Black plastic makes a nice warm syrup for winter/spring feeding.
If you have any black mold develop in the pail you can use bleach to sanatize the pail.
The pail will warm up the atmospheric gases in the pail and push the syrup out to the bees. 
I have 4 hive top feeders and I have never used them
Buckets are readily available and they are cost effective.
$16.00/ 4.60 = 3.48 pails
Ernie


----------



## Muscavaya (Jul 5, 2008)

Nephidoc said:


> I bought an expensive ($36) dollar hive top feeder from Bee-Commerce. They took almost a month to get it to me and I got my bees before the feeder.
> So I went to my local hardware store and got a 2 gallon bucket and used it, inverted with 8 tiny holes, instead.
> 
> I am working with 2 hives. So when the feeder came I replaced one of the buckets with the top feeder. I never saw more then 2-3 bees getting anything from the feeder and the buckets had loads of bees. The hive with the bucket emptied about a gallon in 5 days and hardly any of the feeder was gone. I replaced the feeder with the old bucket and they seem to go after it much better.
> ...


I am a second year beekeeper with experience with the Bee-Commerce hive top feeder.
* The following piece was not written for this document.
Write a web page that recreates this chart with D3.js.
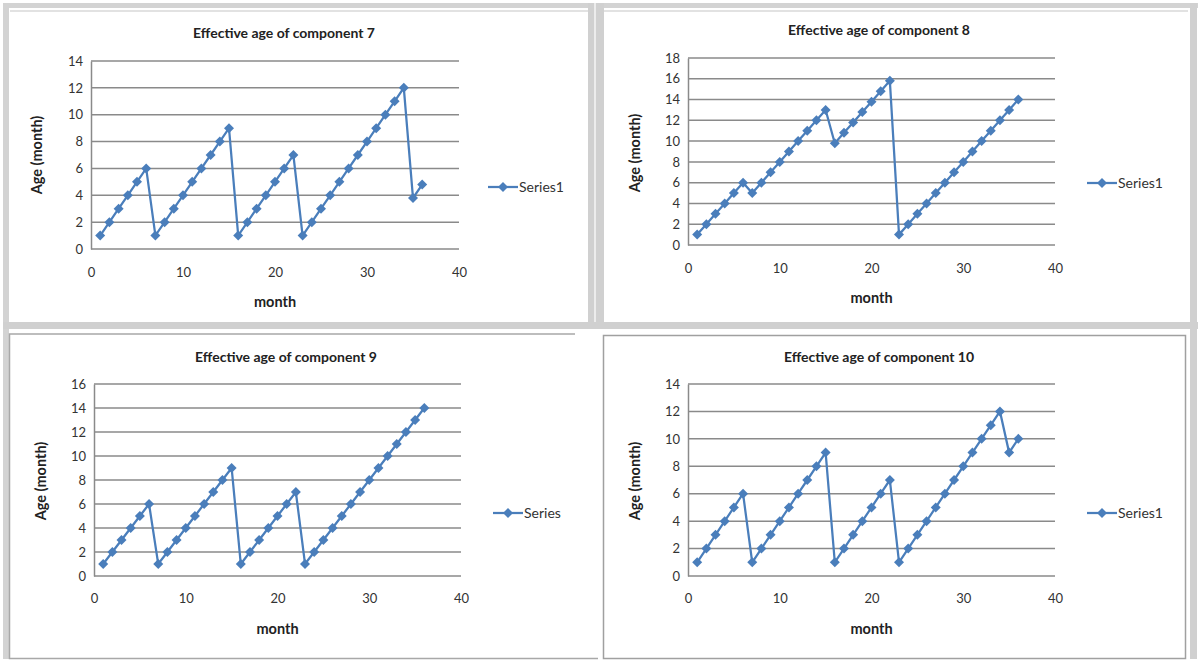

This has worked well for me. Holds three gallons of syrup or syrup on one side and water on the other...If the inner screen is placed into the provided grooves there is minimal drowning of bees. When a dearth occurs you would be surprised at how many bees are taking the syrup at one time.... over a hundred... can be refilled with absolutely no bother to the bees... and at the end of the season with screens removed can be easily cleaned and stacked for the winter. As said by another poster... a little bit of syrup drizzled down thru the access area on the top of the feeder will show the bees where to go for food. I will admit the feeder is a relatively expensive purchase but for the hobbyist is very a helpful and practical solution to the feeding of bees.


----------



## EastSideBuzz (Apr 12, 2009)

So I look at Bee Commerce one

HiveTopper (Hive Top Feeder) Item: 3020 $36 http://www.bee-commerce.com/detail.aspx?ID=26

I was looking at bushy mountain farms on Catalog # 688 10 Frame Hive Top Feeder.........Shp. Wt. 10 lbs. $18.95 http://www.brushymountainbeefarm.com/images/2009catalogweb.pdf

They look like they would function similarly.


----------



## Killervector (Mar 12, 2011)

I have this hive-top feeder and I'm not happy with it. Bees are drowning, despite claims to the contrary.

http://www.brushymountainbeefarm.com/Plastic-10-Frame-Hive-Top-Feeder/productinfo/423/

I really like the looks of the one from golden-bee. Bees can feed from the center, and you can still use the inner cover it appears. Anyone have experience with it?


----------